Professor Martin Charter questions my attack on design for sustainability (Blueprint, Letters, October 2003 [in response to my article The great leap forward Blueprint, September 2003]) but only addresses the practical benefits designers might miss. As ever, the sustainability lobby is so unused to hearing anything but self-interested critiques of its views that Professor Charter fails to engage with the substance of my argument.

The professor is right to observe that business drivers and legislation are pushing sustainability, and that designers could benefit from these dynamics. However, my point is that I object to the increasing focus on sustainability _at all levels_. Sustainability thinking is irrational, fails to understand human ingenuity, and creates barriers to the real progress we need.

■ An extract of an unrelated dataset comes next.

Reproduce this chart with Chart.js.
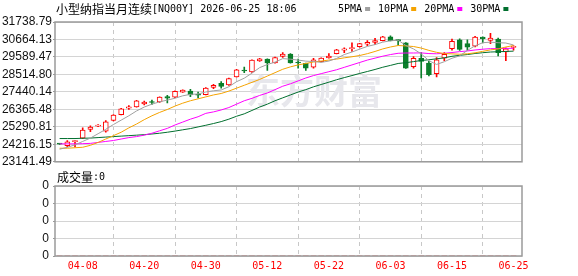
<!DOCTYPE html>
<html lang="zh-CN">
<head>
  <meta charset="UTF-8">
  <title>小型纳指当月连续[NQ00Y]</title>
  <script src="https://cdn.jsdelivr.net/npm/chart.js"></script>
  <style>
    html, body { margin: 0; padding: 0; background: #fff; }
    #wrap { position: relative; width: 578px; height: 276px; overflow: hidden; }
    #kline { position: absolute; left: 0; top: 0; }
    #vol { position: absolute; left: 0; top: 170px; }
  </style>
</head>
<body>
  <div id="wrap">
    <canvas id="kline" width="578" height="170"></canvas>
    <canvas id="vol" width="578" height="111"></canvas>
  </div>

  <script>
    // 交易日
    const dates = ['04-03','04-06','04-07','04-08','04-09','04-10','04-13','04-14','04-15','04-16',
                   '04-17','04-20','04-21','04-22','04-23','04-24','04-27','04-28','04-29','04-30',
                   '05-01','05-04','05-05','05-06','05-07','05-08','05-11','05-12','05-13','05-14',
                   '05-15','05-18','05-19','05-20','05-21','05-22','05-25','05-26','05-27','05-28',
                   '05-29','06-01','06-02','06-03','06-04','06-05','06-08','06-09','06-10','06-11',
                   '06-12','06-15','06-16','06-17','06-18','06-19','06-22','06-23','06-24','06-25'];
    const xTickLabels = ['04-08','04-20','04-30','05-12','05-22','06-03','06-15','06-25'];

    const open  = [24245,24137,24375,24589,25126,25328,25030,25686,26043,26436,
                   26520,26699,26805,26818,27151,27116,27431,27491,27245,27271,
                   27711,27968,27866,28367,28735,28665,29338,29457,29219,29618,
                   29773,29230,29201,28963,29296,29535,29797,30011,30095,30214,
                   30369,30488,30589,30827,30600,30452,28998,29499,29219,28563,
                   29517,30095,30649,30410,30250,30810,30607,30690,29892,30180];
    const high  = [24262,24452,24452,25227,25346,25430,25680,26050,26430,26597,
                   26920,26877,26937,27140,27235,27500,27575,27592,27431,27700,
                   27910,28069,28290,28830,28963,29420,29500,29480,29580,29856,
                   29800,29457,29220,29499,29540,29797,30060,30150,30452,30430,
                   30590,30740,30850,30887,30649,30470,29618,29856,29320,29558,
                   29856,30690,30708,30649,30850,30820,31048,30750,30154,30291];
    const low   = [24210,24053,24053,24560,24989,25300,24960,25660,26020,26359,
                   26500,26639,26675,26800,26758,27090,27410,27151,27074,27250,
                   27640,27670,27840,28340,28623,28640,29320,28760,29200,29558,
                   29200,28903,28760,28903,29280,29520,29780,29856,29934,30190,
                   30290,30350,30570,30570,30309,28880,28903,28307,28426,28367,
                   29356,30011,29993,30011,30210,30452,30410,29654,29356,30011];
    const close = [24232,24375,24452,25090,25269,25406,25602,26019,26401,26520,
                   26895,26818,26790,27116,27056,27473,27551,27253,27235,27670,
                   27848,27771,28266,28802,28724,29398,29475,29219,29558,29773,
                   29219,29219,28903,29415,29517,29636,30035,30095,30172,30410,
                   30488,30589,30827,30589,30589,28903,29499,29320,28504,29415,
                   29755,30547,30053,30190,30810,30708,30750,29856,30095,30214];

    const ma5  = [23916,24035,24184,24393,24601,24869,25138,25436,25704,25972,
                  26270,26508,26687,26830,26937,27050,27199,27288,27312,27437,
                  27509,27557,27759,28069,28283,28593,28933,29124,29272,29487,
                  29451,29398,29332,29308,29255,29338,29499,29737,29892,30071,
                  30238,30351,30500,30583,30619,30297,30083,29779,29362,29129,
                  29296,29511,29654,29993,30273,30464,30500,30464,30446,30327];
    const ma10 = [23976,23976,24006,24035,24155,24333,24542,24750,24959,25227,
                  25465,25733,25972,26180,26359,26568,26746,26895,27014,27134,
                  27253,27342,27491,27670,27848,28027,28206,28415,28623,28832,
                  28981,29100,29189,29278,29338,29398,29457,29535,29600,29678,
                  29791,29928,30083,30202,30291,30267,30232,30136,29993,29874,
                  29797,29779,29755,29785,29844,29934,30023,30083,30202,30291];
    const ma20 = [24244,24244,24244,24256,24274,24333,24393,24452,24542,24631,
                  24691,24780,24899,25048,25197,25406,25584,25763,25912,26121,
                  26210,26329,26478,26687,26895,27044,27223,27372,27580,27789,
                  27938,28117,28295,28444,28563,28683,28802,28951,29100,29249,
                  29397,29517,29636,29737,29815,29833,29833,29839,29797,29785,
                  29815,29862,29916,29958,30017,30065,30101,30101,30113,30124];
    const ma30 = [24572,24572,24572,24589,24601,24631,24661,24691,24721,24750,
                  24780,24810,24852,24899,24959,25030,25108,25185,25287,25388,
                  25495,25614,25763,25942,26091,26299,26508,26687,26895,27074,
                  27253,27431,27580,27753,27896,28039,28188,28319,28444,28575,
                  28695,28820,28957,29070,29189,29237,29302,29374,29415,29475,
                  29535,29630,29690,29737,29803,29850,29892,29910,29928,29946];

    const volume = [0,0,0,0,0,0,0,0,0,0, 0,0,0,0,0,0,0,0,0,0, 0,0,0,0,0,0,0,0,0,0,
                    0,0,0,0,0,0,0,0,0,0, 0,0,0,0,0,0,0,0,0,0, 0,0,0,0,0,0,0,0,0,0];

    const yTicks = [23141.49, 24216.15, 25290.81, 26365.48, 27440.14, 28514.80, 29589.47, 30664.13, 31738.79];
    const volTicks = [0, 1, 2, 3, 4];
    const volTickLabels = ['0','0','0','0','0'];

    const titleName = '小型纳指当月连续';
    const titleCode = '[NQ00Y] 2026-06-25 18:06';
    const maNames = ['5PMA', '10PMA', '20PMA', '30PMA'];
    const maColors = ['#a0a0a0', '#f5a300', '#ff00ff', '#006f2e'];

    const upColor = '#ff0000';
    const downColor = '#0b7f2a';
    const cjk = '"Noto Sans CJK SC"';
    const mono = '"DejaVu Sans Mono"';

    Chart.defaults.font.family = '"Liberation Sans", Arial, sans-serif';
    Chart.defaults.animation = false;

    const xTickIdx = xTickLabels.map(d => dates.indexOf(d));
    const isUp = i => close[i] >= open[i];

    // 外框
    const framePlugin = {
      id: 'frame',
      afterDraw(chart) {
        const { ctx, chartArea: a } = chart;
        ctx.save();
        ctx.strokeStyle = '#9a9a9a';
        ctx.lineWidth = 1.5;
        ctx.strokeRect(a.left, a.top, a.right - a.left, a.bottom - a.top);
        ctx.restore();
      }
    };

    const headerPlugin = {
      id: 'header',
      beforeDatasetsDraw(chart) {
        const ctx = chart.ctx;
        ctx.save();
        ctx.font = 'bold 34px ' + cjk;
        ctx.fillStyle = '#e7e7ec';
        ctx.textBaseline = 'middle';
        ctx.fillText('东方财富', 246, 91);
        ctx.restore();
      },
      afterDraw(chart) {
        const ctx = chart.ctx;
        ctx.save();
        ctx.fillStyle = '#000';
        ctx.textBaseline = 'middle';
        ctx.font = '12px ' + cjk;
        ctx.fillText(titleName, 56, 9);
        const w = ctx.measureText(titleName).width;
        ctx.font = '10px ' + mono;
        ctx.fillText(titleCode, 56 + w, 9);

        let x = 338;
        maNames.forEach((name, k) => {
          ctx.fillStyle = '#000';
          ctx.fillText(name, x, 9);
          x += ctx.measureText(name).width + 3;
          ctx.fillStyle = maColors[k];
          ctx.fillRect(x, 7, 5, 4);
          x += 13;
        });
        ctx.restore();
      }
    };

    const volLabelPlugin = {
      id: 'volLabel',
      afterDraw(chart) {
        const ctx = chart.ctx;
        ctx.save();
        ctx.fillStyle = '#000';
        ctx.textBaseline = 'middle';
        ctx.font = '12px ' + cjk;
        ctx.fillText('成交量', 57, 7);
        const w = ctx.measureText('成交量').width;
        ctx.font = '10px ' + mono;
        ctx.fillText(':' + volume[volume.length - 1], 57 + w, 7);
        ctx.restore();
      }
    };

    const xScale = (showLabels) => ({
      type: 'linear',
      min: -0.6,
      max: 60.1,
      offset: false,
      afterBuildTicks: s => { s.ticks = xTickIdx.map(v => ({ value: v })); },
      ticks: {
        display: showLabels,
        autoSkip: false,
        maxRotation: 0,
        padding: 4,
        color: '#ff0000',
        font: { family: mono, size: 10 },
        callback: v => dates[v]
      },
      grid: { color: '#c8c8c8', drawTicks: false },
      border: { display: false, dash: [4, 4] }
    });

    new Chart(document.getElementById('kline'), {
      type: 'bar',
      data: {
        datasets: [
          ...[ma5, ma10, ma20, ma30].map((arr, k) => ({
            type: 'line',
            label: maNames[k],
            data: arr.map((v, i) => ({ x: i, y: v })),
            borderColor: maColors[k],
            borderWidth: 1,
            pointRadius: 0,
            tension: 0,
            order: 0
          })),
          {
            label: 'body',
            data: dates.map((d, i) => ({ x: i, y: [open[i], close[i]] })),
            backgroundColor: c => isUp(c.dataIndex) ? '#ffffff' : downColor,
            borderColor: c => isUp(c.dataIndex) ? upColor : downColor,
            borderWidth: 1,
            borderSkipped: false,
            barThickness: 5,
            minBarLength: 1,
            grouped: false,
            order: 1
          },
          {
            label: 'wick',
            data: dates.map((d, i) => ({ x: i, y: [low[i], high[i]] })),
            backgroundColor: c => isUp(c.dataIndex) ? upColor : downColor,
            barThickness: 1,
            grouped: false,
            order: 2
          }
        ]
      },
      options: {
        responsive: false,
        devicePixelRatio: 1,
        layout: { padding: { top: 22, right: 56, bottom: 4.5, left: 0 } },
        plugins: { legend: { display: false }, tooltip: { enabled: false } },
        scales: {
          x: xScale(false),
          y: {
            min: yTicks[0],
            max: yTicks[yTicks.length - 1],
            afterBuildTicks: s => { s.ticks = yTicks.map(v => ({ value: v })); },
            afterFit: s => { s.width = 55; },
            ticks: {
              autoSkip: false,
              padding: 1,
              color: '#111',
              font: { size: 12 },
              callback: v => v.toFixed(2)
            },
            grid: { color: '#d4d4d4', tickLength: 2, tickColor: '#999' },
            border: { display: false }
          }
        }
      },
      plugins: [headerPlugin, framePlugin]
    });

    new Chart(document.getElementById('vol'), {
      type: 'bar',
      data: {
        datasets: [{
          label: '成交量',
          data: volume.map((v, i) => ({ x: i, y: v })),
          backgroundColor: upColor,
          barThickness: 5
        }]
      },
      options: {
        responsive: false,
        devicePixelRatio: 1,
        layout: { padding: { top: 16, right: 56, bottom: 5, left: 0 } },
        plugins: { legend: { display: false }, tooltip: { enabled: false } },
        scales: {
          x: xScale(true),
          y: {
            min: volTicks[0],
            max: volTicks[volTicks.length - 1],
            afterBuildTicks: s => { s.ticks = volTicks.map(v => ({ value: v })); },
            afterFit: s => { s.width = 55; },
            ticks: {
              autoSkip: false,
              padding: 4,
              color: '#111',
              font: { size: 12 },
              callback: (v, i) => volTickLabels[i]
            },
            grid: { color: '#d4d4d4', tickLength: 2, tickColor: '#999' },
            border: { display: false }
          }
        }
      },
      plugins: [volLabelPlugin, framePlugin]
    });
  </script>
</body>
</html>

Like Professor Charter I am keen for designers to appreciate new trends, be attentive to their clients, and respond imaginatively to their briefs. However, anyone keen to see a better world should appreciate the dubious provenance of much environmental and sustainability legislation. As the UK loses manufacturing to India, the Far East and China such legislation -- for instance that banning CFCs in fridges, or requiring reduced factory emissions -- will be used to create informal trade barriers to these less technically advance economies, and to the detriment of their populations. As Indira Gandhi observed "poverty is the greatest polluter". Let's hope our good intentions don't end up prolonging poverty's grip on our fellow humans.

Letter published in the November 2003 issue of Blueprint magazine (UK)

Utopian Socialism

It is too easy to blame designers for the plethora of unusable Web sites, but the attack on them in Jack Schofield’s article ‘Web users suffer from the fall’ (Guardian Online, 21 March 2002) misses the point. The Web is not some socialist utopia in which everything should be usable, and accessible, by all citizens. Most Web sites exist to support some kind of commercial enterprise and the interests of their owners aren't always compatible with those of their desired users (let alone with the whole of humanity). If a Web site owner wants to communicate a message to a site visitor, or get them to do something in particular, and that person has other interests or objectives they may well feel frustrated, but it can't be concluded from this that the design is bad. That said, it is clear that much Web design does fail both site owners and users, and Online could address this by devoting more space to covering the practice of good design and usability, and less to uncritical coverage of the latest ill-considered gizmos from CeBit.

See letters in response to the article in Guardian Online Feedback, 28 March 2002

Being able to use a word processor doesn’t make you a journalist

Upgrade your CV by learning Web design’ was the enticing intro to the Guardian Online’s last Working the Web piece (Working the Web: HTML, 27 September). In reality the article is about learning to author HTML not about design for the Web. Despite Online’s laudable promotion of usability over the years the article doesn’t mention the concept, and the notions of the user, client or design problem are also completely absent. Being able to author HTML doesn’t make you a designer, just as being able to use a word processor doesn’t make you a journalist. This misconception is responsible for 99% of the badly designed sites on the Web, the other 1% being the ‘over-designed’ Flash-based sites bemoaned by Online’s Jack Schofield.

Published in Guardian Letters Online, 4 October 2001. Responded to in Feedback 'The skilled set' 11 October 2001.